Plans to “professionalise” the information security have been described as “too rigid for industry”.
According to John Colley, managing director for (ISC)2 EMEA, the report from the Department for Business Innovation and Skills were worrying due to an over reliance on the CESG Certified Professional (CCP) as a foundation for all skills development in the United Kingdom.
“I fear the CCP scheme will not meet the needs of the commercial sector. This scheme goes into fine detail to define roles, several levels of competency specific to those roles, and locks everyone into a rigid, expensive, and over-complicated process, for maintaining something that is never going to be fit for purpose,” says Colley.
The paper detailed the government’s support for cyber skills development and specific initiatives to be funded in 2014/2015. Among some very welcome commitments to work with industry on skills and work experience initiatives, the scheme would form the basis for the development of university curricula, funding incentive schemes through the Higher Education Authority; and to provide guidance for business of all sizes.
Colley said that the CCP scheme, originally launched for government in October 2012, has been developed based on the IISP skills framework published in 2007 after no communication around how the CCP scheme is to be kept up-to-date. GCHQ, the government’s intelligence and security agency, was tasked with developing the CCP scheme.
Colley said: “GCHQ brings a lot to the table, but it is not the only perspective that is relevant here. It is important to see strong endorsement from government for cyber training and education programmes, but one with such a narrow focus is limiting. By the time everything is documented and published, there is a huge risk that requirements will have changed.

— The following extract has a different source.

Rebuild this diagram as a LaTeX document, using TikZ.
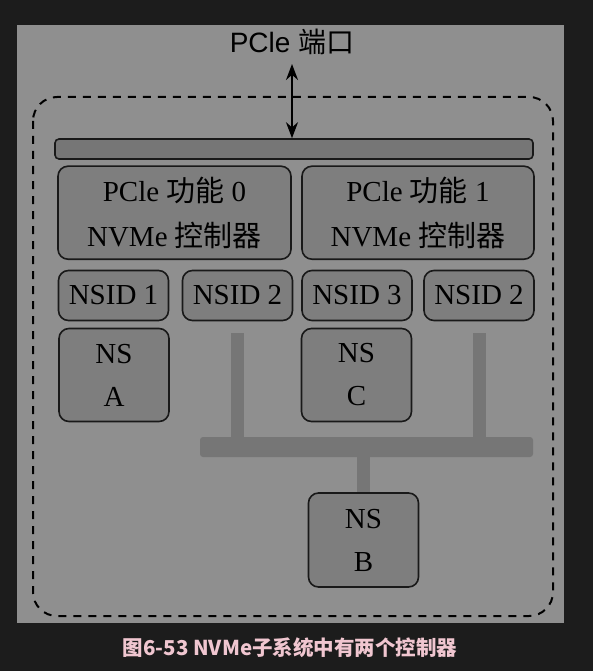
\documentclass[tikz,border=0pt]{standalone}
\usepackage{fontspec}
\setmainfont{Liberation Serif}
\setsansfont{Liberation Sans}
\newfontfamily\cjk{Noto Sans CJK SC}
\usetikzlibrary{arrows.meta}
\definecolor{pagebg}{HTML}{1C1C1C}
\definecolor{panelgray}{HTML}{8F8F8F}
\definecolor{boxgray}{HTML}{7E7E7E}
\definecolor{busgray}{HTML}{767676}
\definecolor{captionpink}{HTML}{F0C6D0}
\newcommand{\zh}[1]{{\cjk #1}}

\begin{document}
\begin{tikzpicture}[x=1pt, y=-1pt,
    box/.style={draw=black!90, line width=1.6pt, fill=boxgray, rounded corners=10pt,
        inner sep=0pt, align=center, font=\fontsize{29}{45}\selectfont},
    nsbox/.style={box, minimum width=110pt, minimum height=93pt, font=\fontsize{29}{43}\selectfont},
    idbox/.style={box, minimum width=110pt, minimum height=50pt},
    stem/.style={line width=13pt, busgray}]
    \useasboundingbox (0,0) rectangle (593,671);
    \fill[pagebg] (0,0) rectangle (593,671);
    \fill[panelgray] (17,25) rectangle (564,623);
    % Subsystem border
    \draw[line width=2pt, dash pattern=on 8pt off 7pt, rounded corners=24pt] (33,97) rectangle (553,616);
    % Port and bus
    \node[anchor=base, inner sep=0pt, font=\sffamily\fontsize{28}{30}\selectfont] (port) at (292,53) {PCle \zh{端口}};
    \node[box, rounded corners=4pt, fill=busgray, minimum width=478pt, minimum height=20pt] (bus) at (294,149) {};
    \coordinate (porttip) at (292,64);
    \draw[{Stealth[length=16pt,width=12pt]}-{Stealth[length=16pt,width=12pt]}, line width=2pt] (porttip) -- (porttip |- bus.north);
    % Controllers
    \node[box, minimum width=233pt, minimum height=93pt] (ctrl0) at (174.5,212.7) {PCle \zh{功能} 0\\NVMe \zh{控制器}};
    \node[box, minimum width=232pt, minimum height=93pt] (ctrl1) at (418,212.7) {PCle \zh{功能} 1\\NVMe \zh{控制器}};
    % Namespace IDs
    \node[idbox] (nsid1) at (113.5,295.5) {NSID 1};
    \node[idbox] (nsid2a) at (237.5,295.5) {NSID 2};
    \node[idbox] (nsid3) at (357,295.5) {NSID 3};
    \node[idbox] (nsid2b) at (479,295.5) {NSID 2};
    % Namespaces
    \node[nsbox] (nsa) at (114,375) {NS\\A};
    \node[nsbox] (nsc) at (356.5,375) {NS\\C};
    \node[nsbox, minimum height=94pt] (nsb) at (363.5,540) {NS\\B};
    % Shared link
    \node[fill=busgray, rounded corners=3pt, minimum width=333pt, minimum height=20pt, inner sep=0pt] (share) at (366.5,447) {};
    \draw[stem] ([yshift=-12pt]nsid2a.south) -- (nsid2a.south |- share.north);
    \draw[stem] ([yshift=-12pt]nsid2b.south) -- (nsid2b.south |- share.north);
    \draw[stem] (share.south -| nsb.north) -- (nsb.north);
    % Caption
    \node[anchor=base, inner sep=0pt, text=captionpink, font=\cjk\bfseries\fontsize{20.5}{24}\selectfont] (caption) at (290,655) {图6-53 NVMe子系统中有两个控制器};
\end{tikzpicture}
\end{document}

“We need to cultivate volumes of people with solid foundations to develop and adapt in what is a very dynamic field of practice. People following the CCP scheme will be locked into a focussed career path and struggle to move laterally, which is exactly how people develop that all-round knowledge and experience that allows them to advance in the commercial sector today. I would like to see a broader, more inclusive approach that allows market-influenced development to continue to respond to the very fluid requirements of the profession.”